I built the composite base for the robot on Wildcard week, tested that the sonar works on Input week, and gotten the motors to work on Output week. Now I "just" need to get them to work together.
Still on my todo-list is also finding a way to attach the sonar and the motors to the base neatly, as well as lasercutting a shell for the turtle (I am thinking fusion360+slicer). I am also wondering if I can use the 9V battery I have there to power my Attiny board (in addition to the motors it is connected to now). It would be handy if I did not have to walk beside the robot with my laptop attached with an ftdi cable to make it work.

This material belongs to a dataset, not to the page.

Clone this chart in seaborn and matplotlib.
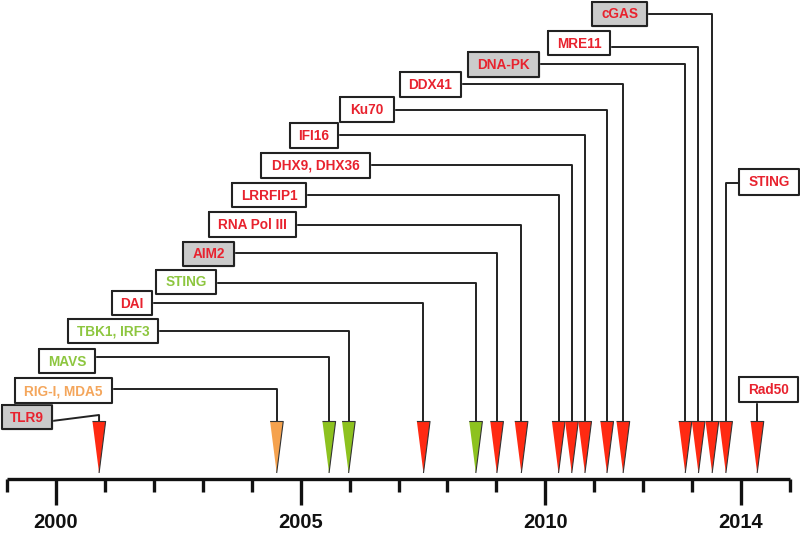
import matplotlib
matplotlib.use("Agg")
import matplotlib.pyplot as plt
import seaborn as sns
import pandas as pd
import numpy as np

# ---------------- data ----------------
labels = ["TLR9", "RIG-I, MDA5", "MAVS", "TBK1, IRF3", "DAI", "STING", "AIM2",
          "RNA Pol III", "LRRFIP1", "DHX9, DHX36", "IFI16", "Ku70", "DDX41",
          "DNA-PK", "MRE11", "cGAS", "STING", "Rad50"]
years = [2000.88, 2004.51, 2005.58, 2005.98, 2007.51, 2008.58, 2009.01,
         2009.51, 2010.27, 2010.54, 2010.81, 2011.26, 2011.59,
         2012.86, 2013.13, 2013.41, 2013.69, 2014.33]
groups = ["red", "orange", "green", "green", "red", "green", "red",
          "red", "red", "red", "red", "red", "red",
          "red", "red", "red", "red", "red"]
highlighted = [True, False, False, False, False, False, True,
               False, False, False, False, False, False,
               True, False, True, False, False]
tick_years = list(range(1999, 2016))
labeled_years = [2000, 2005, 2010, 2014]

# ---------------- layout (pixel-like coordinates, y downwards) ----------------
box_left   = [2, 15, 39, 68, 112, 156, 183, 209, 232, 261, 290, 340, 400, 468, 548, 592, 739, 739]
box_right  = [52, 112, 95, 158, 152, 216, 234, 296, 306, 370, 338, 394, 461, 539, 610, 647, 799, 798]
box_top    = [405, 378, 349, 319, 291, 270, 242, 212, 183, 153, 123, 97, 72, 52, 31, 2, 169, 377]
box_bottom = [429, 403, 373, 343, 315, 294, 266, 237, 207, 178, 148, 122, 97, 77, 55, 26, 195, 402]
line_y     = [415, 389, 357, 331, 303, 283, 253, 225, 195, 165, 135, 110, 84, 64, 47, 14, 183, None]
line_y0    = [421, 389, 357, 331, 303, 283, 253, 225, 195, 165, 135, 110, 84, 64, 47, 14, 183, None]
line_side  = ["right"] * 16 + ["left", "bottom"]

arrow_fill = {"red": "#ff2a12", "green": "#8dc21f", "orange": "#f5a24e"}
text_color = {"red": "#e8222e", "green": "#8dc63f", "orange": "#f4a65c"}

# px <-> year mapping
PX0, PPY = 56.0, 48.93
def xpx_to_year(p):
    return 2000 + (p - PX0) / PPY

sns.set_theme(style="white")
plt.rcParams["font.family"] = ["Liberation Sans", "DejaVu Sans"]

fig = plt.figure(figsize=(8, 5.34), dpi=100)
ax = fig.add_axes([0, 0, 1, 1])
ax.set_xlim(xpx_to_year(0), xpx_to_year(800))
ax.set_ylim(534, 0)
ax.axis("off")

df = pd.DataFrame({"label": labels, "year": years, "group": groups,
                   "hl": highlighted})

ARROW_TOP, ARROW_BOT = 421.5, 473.0
AXIS_Y = 479

# arrows (elongated downward triangles) via seaborn scatter
tri = [(-0.255, 1.0), (0.255, 1.0), (0.0, -1.0)]
h_pt = (ARROW_BOT - ARROW_TOP) * 0.72
df["ay"] = (ARROW_TOP + ARROW_BOT) / 2
sns.scatterplot(data=df, x="year", y="ay", hue="group", palette=arrow_fill,
                marker=tri, s=h_pt ** 2, edgecolor="#333333", linewidth=0.8,
                legend=False, ax=ax, zorder=5)

# time axis
ax.plot([tick_years[0], tick_years[-1]], [AXIS_Y, AXIS_Y], color="#111111",
        lw=2.4, solid_capstyle="butt", zorder=4)
for ty in tick_years:
    long = ty in labeled_years
    ax.plot([ty, ty], [AXIS_Y, 505 if long else 492], color="#111111",
            lw=2.4, solid_capstyle="butt", zorder=4)
    if long:
        ax.text(ty, 523, str(ty), ha="center", va="center", fontsize=14.5,
                fontweight="bold", color="#111111")

# label boxes + connectors
for i, row in df.iterrows():
    l, r, t, b = box_left[i], box_right[i], box_top[i], box_bottom[i]
    yl, yr_ = xpx_to_year(l), xpx_to_year(r)
    fc = "#cbcbcb" if row["hl"] else "white"
    ax.fill([yl, yr_, yr_, yl, yl], [t, t, b, b, t], color=fc, zorder=3)
    ax.plot([yl, yr_, yr_, yl, yl], [t, t, b, b, t], color="#222222", lw=1.5,
            zorder=3)
    ax.text((yl + yr_) / 2, (t + b) / 2 + 0.5, row["label"], ha="center",
            va="center", fontsize=9.8, fontweight="bold",
            color=text_color[row["group"]], zorder=4)
    side = line_side[i]
    if side == "right":
        xs = [yr_, row["year"], row["year"]]
        ys = [line_y0[i], line_y[i], ARROW_TOP]
    elif side == "left":
        xs = [yl, row["year"], row["year"]]
        ys = [line_y0[i], line_y[i], ARROW_TOP]
    else:
        xs = [row["year"], row["year"]]
        ys = [b, ARROW_TOP]
    ax.plot(xs, ys, color="#222222", lw=1.4, zorder=2)

fig.savefig("out.png", dpi=100)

As for the video part, I decided to skip it this week, but for the final presentation I will keep it simple:
- Starting with the final presentation slide: Me narrating the purpose of the project, how it was done
- Ending with a short clip of the robot in action
Personally I am hoping I can use my work in the future as a scaled down version with children who are participating in the digital fabrication related projects carried out with our research group. With the scaling down I mean a bit less expensive. I calculated the rough cost of my robot on week 18 and it wasn't cheap. The total cost was around 70-80 dollars. I think I could bring this number down for example by replacing the quite expensive composite base with a lasercut chassis that is cheaper and faster to build. With children it would also be more feasible. I wanted to explore the process during my time in the FabAcademy, but I do not think that many teachers or parents would be willing to try that process out with the kids, as there are so many safety consideration with the chemicals used.
In addition to hopefully using my final project as a basis for my own future research projects with children, I also want to share my work to a wider audience. I want anyone who is interested in any of the processes I learned about during my time in FabAcademy to be able to use my documentation as a basis for learning.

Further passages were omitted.